Here are five things you should know about the pioneering medic.
She was motivated to study medicine by her baby’s death
Joshi was married at the age of just nine, as was common in 19th century India, to a man 20 years older than her.
She gave birth to their first child when she was 14, but her baby son died 10 days later due to a lack of medical care for women. This spurred Joshi to pursue an interest in medicine so she could “help the many who cannot help themselves”, as she later put it in her college application.
Her husband Gopalrao Joshi, a postal clerk, encouraged her ambition and helped to teach her to read and write.
She defied cultural expectations and ill health to qualify as a doctor
While she was supported by her husband, Joshi’s ambitions were condemned by the orthodox Hindu community, who threatened her with excommunication.
Despite that, she travelled to New York in 1883, chaperoned by two English acquaintances of a doctor friend. After arriving in America, she wrote to the Women’s Medical College of Pennsylvania to ask for a place on their medical programme, one of the first in the world that accepted women. In her application she admitted her credentials may fall below the college’s usual requirements but pleaded for them to make an exception “to render to my poor suffering country women the true medical aid they so sadly stand in need”.
She was awarded a place, and studied her two-year diploma alongside two of the first female medical students from Japan and Syria. Despite suffering ill health throughout her studies, she graduated on 11 March, 1885.
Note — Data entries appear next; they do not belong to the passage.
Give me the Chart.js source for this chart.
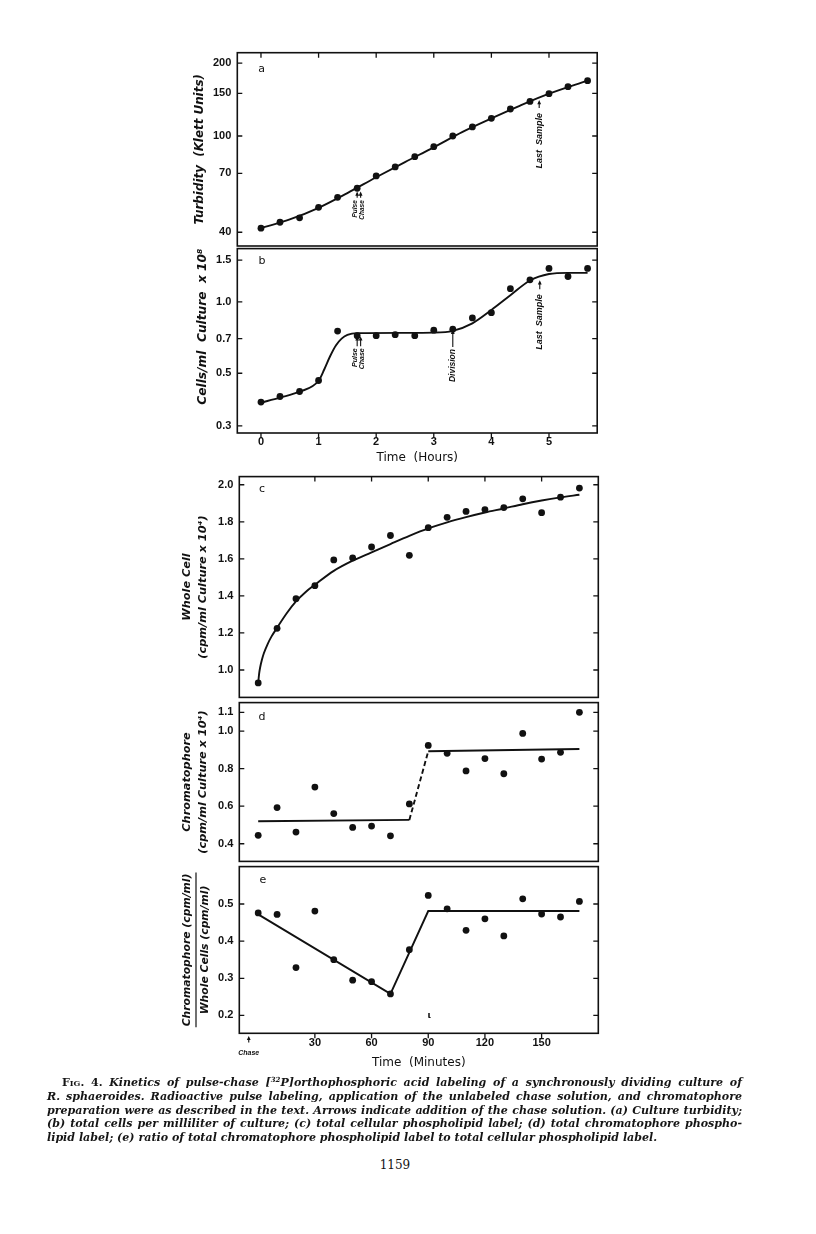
<!DOCTYPE html>
<html><head><meta charset="utf-8">
<script src="https://cdn.jsdelivr.net/npm/chart.js@4.4.1/dist/chart.umd.min.js"></script>
<style>
html,body{margin:0;padding:0;background:#fff;}
body{width:816px;height:1234px;position:relative;overflow:hidden;}
canvas{position:absolute;left:0;}
.cap{position:absolute;left:47px;width:695px;height:14px;font-family:"DejaVu Serif";font-style:italic;font-weight:bold;font-size:11.05px;line-height:14px;color:#151515;white-space:nowrap;}
.j{text-align:justify;text-align-last:justify;}
.sup{font-size:7px;line-height:0;vertical-align:4px;}
#pg{position:absolute;left:345px;width:100px;top:1158px;text-align:center;font-family:"DejaVu Serif";font-size:12px;color:#151515;}
</style></head><body>
<canvas id="ca" width="816" height="240" style="top:20px"></canvas>
<canvas id="cb" width="816" height="240" style="top:236px"></canvas>
<canvas id="cc" width="816" height="246" style="top:464px"></canvas>
<canvas id="cd" width="816" height="184" style="top:690px"></canvas>
<canvas id="ce" width="816" height="216" style="top:854px"></canvas>
<div class="cap j" style="top:1076px;left:62px;width:680px"><span style="font-style:normal;font-variant:small-caps">Fig. 4.</span> Kinetics of pulse-chase [<span class="sup">32</span>P]orthophosphoric acid labeling of a synchronously dividing culture of</div>
<div class="cap j" style="top:1090px">R. sphaeroides. Radioactive pulse labeling, application of the unlabeled chase solution, and chromatophore</div>
<div class="cap j" style="top:1103.5px">preparation were as described in the text. Arrows indicate addition of the chase solution. (a) Culture turbidity;</div>
<div class="cap j" style="top:1117px">(b) total cells per milliliter of culture; (c) total cellular phospholipid label; (d) total chromatophore phospho-</div>
<div class="cap" style="top:1130.5px">lipid label; (e) ratio of total chromatophore phospholipid label to total cellular phospholipid label.</div>
<div id="pg">1159</div>
<script>
// ---------- data ----------
const HOURS = [0,0.33,0.67,1,1.33,1.67,2,2.33,2.67,3,3.33,3.67,4,4.33,4.67,5,5.33,5.67];
const TURBIDITY = [41.6,44.0,45.9,50.7,55.8,60.8,68.4,74.5,82.1,90.3,100,109,118.3,129.3,139,149.6,159.8,169.3];
const TURB_FIT_H = [0,0.5,1,1.5,2,2.5,3,3.5,4,4.5,5,5.67];
const TURB_FIT = [41.6,45.2,50.5,58.1,67.5,78,89.8,104,118.2,133.5,149.5,169.5];
const CELLS = [0.378,0.399,0.419,0.466,0.753,0.720,0.720,0.727,0.720,0.760,0.767,0.856,0.900,1.136,1.238,1.384,1.279,1.384];
const CELLS_FIT_H = [0,0.33,0.67,1.0,1.1,1.2,1.3,1.4,1.5,1.67,2.5,3.0,3.33,3.67,4.0,4.33,4.67,5.0,5.33,5.67];
const CELLS_FIT = [0.376,0.395,0.418,0.465,0.52,0.59,0.655,0.70,0.725,0.738,0.74,0.742,0.755,0.812,0.924,1.066,1.23,1.31,1.325,1.325];
const MINUTES = [0,10,20,30,40,50,60,70,80,90,100,110,120,130,140,150,160,170];
const WHOLE_CELL = [0.930,1.225,1.385,1.455,1.594,1.605,1.664,1.726,1.619,1.768,1.824,1.856,1.866,1.877,1.924,1.849,1.933,1.982];
const WHOLE_FIT_M = [0,0.5,1,2,3,5,7,10,15,20,25,30,40,50,60,70,80,90,100,110,120,130,140,150,160,170];
const WHOLE_FIT = [0.93,0.98,1.012,1.056,1.09,1.14,1.18,1.228,1.305,1.37,1.42,1.46,1.535,1.59,1.635,1.68,1.724,1.764,1.797,1.825,1.85,1.872,1.895,1.915,1.932,1.946];
const CHROMO = [0.445,0.593,0.462,0.702,0.561,0.487,0.494,0.442,0.612,0.924,0.882,0.788,0.854,0.773,0.988,0.851,0.887,1.10];
const CHROMO_FIT_M = [0,80,90,170];
const CHROMO_FIT = [0.52,0.527,0.893,0.905];
const RATIO = [0.476,0.472,0.329,0.481,0.350,0.295,0.291,0.258,0.377,0.523,0.487,0.429,0.460,0.414,0.514,0.473,0.465,0.507];
const RATIO_FIT_M = [0,70,90,170];
const RATIO_FIT = [0.472,0.258,0.481,0.481];
const HOUR_TICKS = [0,1,2,3,4,5];
const MINUTE_TICKS = [30,60,90,120,150];
const TURB_TICKS = [40,70,100,150,200];
const CELL_TICKS = [0.3,0.5,0.7,1.0,1.5];
const WHOLE_TICKS = [1.0,1.2,1.4,1.6,1.8,2.0];
const CHROMO_TICKS = [0.4,0.6,0.8,1.0,1.1];
const RATIO_TICKS = [0.2,0.3,0.4,0.5];

// ---------- helpers ----------
const INK = '#111';
const TFAM = 'DejaVu Sans';
const pts = (xs, ys) => xs.map((x, i) => ({x, y: ys[i]}));
const tickFont = {family: 'Liberation Sans', size: 11, weight: 'bold'};
const titleFont = (s, lh) => ({family: TFAM, size: s, weight: 'bold', style: 'italic', lineHeight: lh || 1.2});

const framePlugin = {
  id: 'frame',
  afterDatasetsDraw(chart, args, o) {
    const {ctx, chartArea: a, scales: {x, y}} = chart;
    ctx.save();
    ctx.strokeStyle = INK; ctx.fillStyle = INK;
    ctx.lineWidth = 1.6;
    ctx.strokeRect(a.left, a.top, a.right - a.left, a.bottom - a.top);
    ctx.lineWidth = 1.3;
    const L = 5;
    ctx.beginPath();
    (o.yTicks || []).forEach(v => { const p = y.getPixelForValue(v);
      ctx.moveTo(a.left, p); ctx.lineTo(a.left + L, p);
      ctx.moveTo(a.right, p); ctx.lineTo(a.right - L, p); });
    (o.topTicks || []).forEach(v => { const p = x.getPixelForValue(v);
      ctx.moveTo(p, a.top); ctx.lineTo(p, a.top + L); });
    (o.bottomTicks || []).forEach(v => { const p = x.getPixelForValue(v);
      ctx.moveTo(p, a.bottom); ctx.lineTo(p, a.bottom + L); });
    ctx.stroke();
    if (o.letter) {
      ctx.font = '11px "DejaVu Sans"'; ctx.textAlign = 'center'; ctx.textBaseline = 'middle';
      ctx.fillText(o.letter, a.left + o.letterDx, a.top + o.letterDy);
    }
    (o.notes || []).forEach(n => {
      const px = x.getPixelForValue(n.x);
      const pTip = y.getPixelForValue(n.tip), pTail = y.getPixelForValue(n.tail);
      ctx.lineWidth = 1.1;
      ctx.beginPath(); ctx.moveTo(px, pTail); ctx.lineTo(px, pTip + 2); ctx.stroke();
      ctx.beginPath(); ctx.moveTo(px, pTip); ctx.lineTo(px - 1.9, pTip + 4.2); ctx.lineTo(px + 1.9, pTip + 4.2); ctx.closePath(); ctx.fill();
      if (n.label) {
        ctx.font = 'italic bold ' + n.size + 'px "Liberation Sans"';
        if (n.upright) {
          ctx.textAlign = 'center'; ctx.textBaseline = 'middle';
          ctx.fillText(n.label, px + (n.dx || 0), pTail + n.gap);
        } else {
          ctx.save();
          ctx.translate(px + (n.dx || 0), pTail + n.gap);
          ctx.rotate(-Math.PI / 2);
          ctx.textAlign = 'right'; ctx.textBaseline = 'middle';
          ctx.fillText(n.label, 0, 0);
          ctx.restore();
        }
      }
    });
    (o.marks || []).forEach(m => {
      ctx.font = 'bold 9px "DejaVu Sans"'; ctx.textAlign = 'center'; ctx.textBaseline = 'middle';
      ctx.fillText(m.t, x.getPixelForValue(m.x), y.getPixelForValue(m.y));
    });
    if (o.fractionRule) {
      const t = chart.options.scales.y.title;
      const f = t.font; const lh = f.size * f.lineHeight;
      ctx.font = 'italic bold ' + f.size + 'px "' + TFAM + '"';
      const w = Math.max(...t.text.map(s => ctx.measureText(s).width));
      const cx = y.left + lh;
      const cy = (a.top + a.bottom) / 2;
      ctx.lineWidth = 1.2;
      ctx.beginPath(); ctx.moveTo(cx, cy - w / 2 - 1); ctx.lineTo(cx, cy + w / 2 + 1); ctx.stroke();
    }
    ctx.restore();
  }
};

function panel(id, spec) {
  const yAxis = {
    type: spec.yType || 'linear', min: spec.yMin, max: spec.yMax,
    afterFit: s => { s.width = spec.yWidth; },
    afterBuildTicks: s => { s.ticks = spec.yTicks.map(v => ({value: v})); },
    grid: {display: false, drawTicks: false}, border: {display: false},
    ticks: {font: tickFont, color: INK, padding: spec.yPad || 6, autoSkip: false,
            callback: spec.yFmt},
    title: {display: true, text: spec.yTitle, font: spec.yTitleFont, color: INK,
            align: spec.yTitleAlign || 'center', padding: {top: 0, bottom: 0}}
  };
  const xAxis = {
    type: 'linear', min: spec.xMin, max: spec.xMax,
    display: !!spec.xTicks,
    grid: {display: false, drawTicks: false}, border: {display: false},
    afterFit: s => { s.height = spec.xHeight || 0; },
    afterBuildTicks: s => { s.ticks = (spec.xTicks || []).map(v => ({value: v})); },
    ticks: {font: tickFont, color: INK, padding: spec.xPad || 3, maxRotation: 0, autoSkip: false,
            callback: v => String(v)},
    title: {display: !!spec.xTitle, text: spec.xTitle,
            font: {family: 'DejaVu Sans', size: 12, lineHeight: 1.2}, color: INK,
            padding: {top: 0, bottom: spec.xTitlePad || 0}}
  };
  return new Chart(document.getElementById(id), {
    type: 'scatter',
    data: {datasets: spec.datasets},
    options: {
      responsive: false, animation: false, events: [],
      layout: {padding: {left: spec.padLeft, right: spec.padRight, top: spec.padTop, bottom: spec.padBottom}},
      scales: {x: xAxis, y: yAxis},
      plugins: {legend: {display: false}, tooltip: {enabled: false}, frame: spec.frame}
    },
    plugins: [framePlugin]
  });
}
const dots = d => ({data: d, pointRadius: 3.4, pointBackgroundColor: INK, pointBorderWidth: 0, showLine: false, order: 1, clip: false});
const curve = (d, extra) => Object.assign({data: d, showLine: true, pointRadius: 0, borderColor: INK, borderWidth: 1.9,
  cubicInterpolationMode: 'monotone', order: 2, clip: false}, extra || {});

// (a) turbidity
panel('ca', {
  yType: 'logarithmic', yMin: 35.1, yMax: 220.9, yTicks: TURB_TICKS, yFmt: v => String(v),
  yWidth: 44.5, padLeft: 192.8, padRight: 218.8, padTop: 32.7, padBottom: 14,
  yTitle: 'Turbidity  (Klett Units)', yTitleFont: titleFont(11.9),
  xMin: -0.411, xMax: 5.837,
  datasets: [dots(pts(HOURS, TURBIDITY)), curve(pts(TURB_FIT_H, TURB_FIT))],
  frame: {yTicks: TURB_TICKS, topTicks: HOUR_TICKS, letter: 'a', letterDx: 24.4, letterDy: 16.3,
    notes: [
      {x: 1.67, tip: 58.9, tail: 55.6, label: 'Pulse', size: 6.5, dx: -1.8, gap: 2.5},
      {x: 1.73, tip: 58.9, tail: 55.6, label: 'Chase', size: 6.5, dx: 1.6, gap: 2.5},
      {x: 4.83, tip: 140.8, tail: 130.5, label: 'Last  Sample', size: 9, dx: 0, gap: 5}
    ]}
});
// (b) cells
panel('cb', {
  yType: 'logarithmic', yMin: 0.280, yMax: 1.677, yTicks: CELL_TICKS, yFmt: v => v.toFixed(1),
  yWidth: 41.5, padLeft: 195.8, padRight: 218.8, padTop: 10, padBottom: 0,
  yTitle: 'Cells/ml  Culture  x 10\u2078', yTitleFont: titleFont(12.2), yTitleAlign: 'end',
  xMin: -0.411, xMax: 5.837, xTicks: HOUR_TICKS, xHeight: 43, xPad: 2.4, xTitle: 'Time  (Hours)', xTitlePad: 10.8,
  datasets: [dots(pts(HOURS, CELLS)), curve(pts(CELLS_FIT_H, CELLS_FIT))],
  frame: {yTicks: CELL_TICKS, bottomTicks: HOUR_TICKS, letter: 'b', letterDx: 24.7, letterDy: 13,
    notes: [
      {x: 1.67, tip: 0.715, tail: 0.650, label: 'Pulse', size: 7, dx: -1.8, gap: 2},
      {x: 1.73, tip: 0.715, tail: 0.650, label: 'Chase', size: 7, dx: 1.6, gap: 2},
      {x: 3.33, tip: 0.763, tail: 0.645, label: 'Division', size: 8.5, dx: 0, gap: 2},
      {x: 4.84, tip: 1.234, tail: 1.13, label: 'Last  Sample', size: 9, dx: 0, gap: 5}
    ]}
});
// (c) whole cell
panel('cc', {
  yMin: 0.852, yMax: 2.044, yTicks: WHOLE_TICKS, yFmt: v => v.toFixed(1),
  yWidth: 60.3, padLeft: 179, padRight: 217.7, padTop: 10, padBottom: 10,
  yTitle: ['Whole Cell', '(cpm/ml Culture x 10\u2074)'], yTitleFont: titleFont(11.3, 16 / 11.3),
  xMin: -10, xMax: 180,
  datasets: [dots(pts(MINUTES, WHOLE_CELL)), curve(pts(WHOLE_FIT_M, WHOLE_FIT))],
  frame: {yTicks: WHOLE_TICKS, topTicks: MINUTE_TICKS, letter: 'c', letterDx: 22.7, letterDy: 13}
});
// (d) chromatophore
panel('cd', {
  yMin: 0.306, yMax: 1.152, yTicks: CHROMO_TICKS, yFmt: v => v.toFixed(1),
  yWidth: 60.3, padLeft: 179, padRight: 217.7, padTop: 10.7, padBottom: 10.7,
  yTitle: ['Chromatophore', '(cpm/ml Culture x 10\u2074)'], yTitleFont: titleFont(11.3, 16 / 11.3),
  xMin: -10, xMax: 180,
  datasets: [dots(pts(MINUTES, CHROMO)), curve(pts(CHROMO_FIT_M, CHROMO_FIT), {
    cubicInterpolationMode: 'default', tension: 0,
    segment: {borderDash: c => c.p0DataIndex === 1 ? [5, 3] : undefined}})],
  frame: {yTicks: CHROMO_TICKS, letter: 'd', letterDx: 22.7, letterDy: 14.3}
});
// (e) ratio
panel('ce', {
  yMin: 0.152, yMax: 0.6006, yTicks: RATIO_TICKS, yFmt: v => v.toFixed(1),
  yWidth: 61.3, padLeft: 178, padRight: 217.7, padTop: 10, padBottom: 0,
  yTitle: ['Chromatophore (cpm/ml)', 'Whole Cells (cpm/ml)'], yTitleFont: titleFont(10.8, 18 / 10.8),
  xMin: -10, xMax: 180, xTicks: MINUTE_TICKS, xHeight: 36.7, xPad: 3.1, xTitle: 'Time  (Minutes)', xTitlePad: 0.1,
  datasets: [dots(pts(MINUTES, RATIO)), curve(pts(RATIO_FIT_M, RATIO_FIT), {cubicInterpolationMode: 'default', tension: 0})],
  frame: {yTicks: RATIO_TICKS, bottomTicks: MINUTE_TICKS, letter: 'e', letterDx: 23.7, letterDy: 13.7, fractionRule: true,
    notes: [{x: -5, tip: 0.145, tail: 0.127, label: 'Chase', size: 7, upright: true, gap: 10}],
    marks: [{t: '\u03b9', x: 90.5, y: 0.2}]}
});
</script>
</body></html>
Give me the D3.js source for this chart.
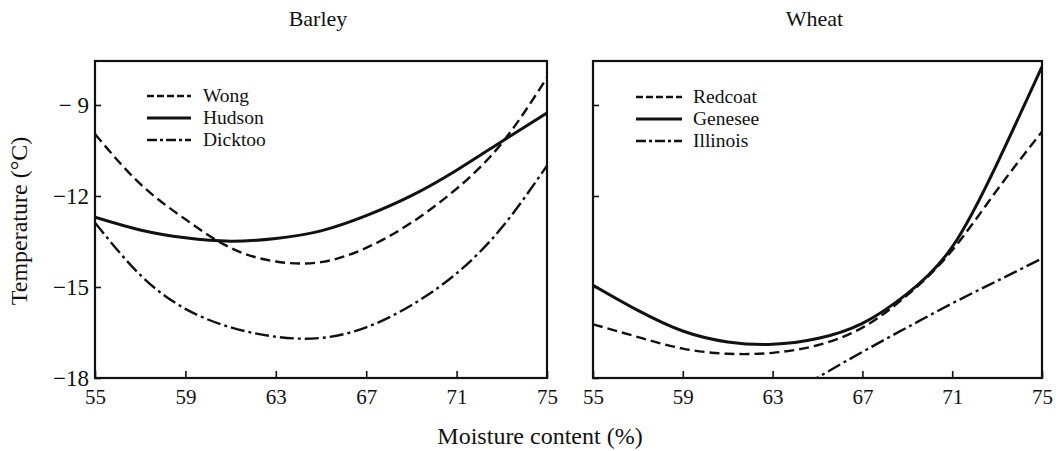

She was congratulated by Queen Victoria
After Joshi was awarded her degree in medicine, the college’s dean wrote of her achievement to Queen Victoria, who was also Empress of India. Victoria reportedly wrote a congratulatory message in response. Joshi received a grand welcome upon her return to India, where the editor of the Kesari newspaper hailed her as ”one of the greatest women of our modern era”.
Her life was tragically cut short
Returning to India in 1886, Joshi was appointed the physician in charge of the women’s ward at Albert Edward Hospital in Kolhapur. She dreamed of opening a medical college for women, but was an ambition she never got to realise. She died of tuberculosis on 26 February, 1887, before she had even begun practising medicine. She was just 21.
There is a crater in Venus named after her
Joshi is one of a number of notable women who have lent their names to sizeable impact craters on Venus. The 34km diameter crater “Joshee” lies at latitude 5.5° N and longitude 288.8° E. It was named in 1997 by the International Astronomical Union.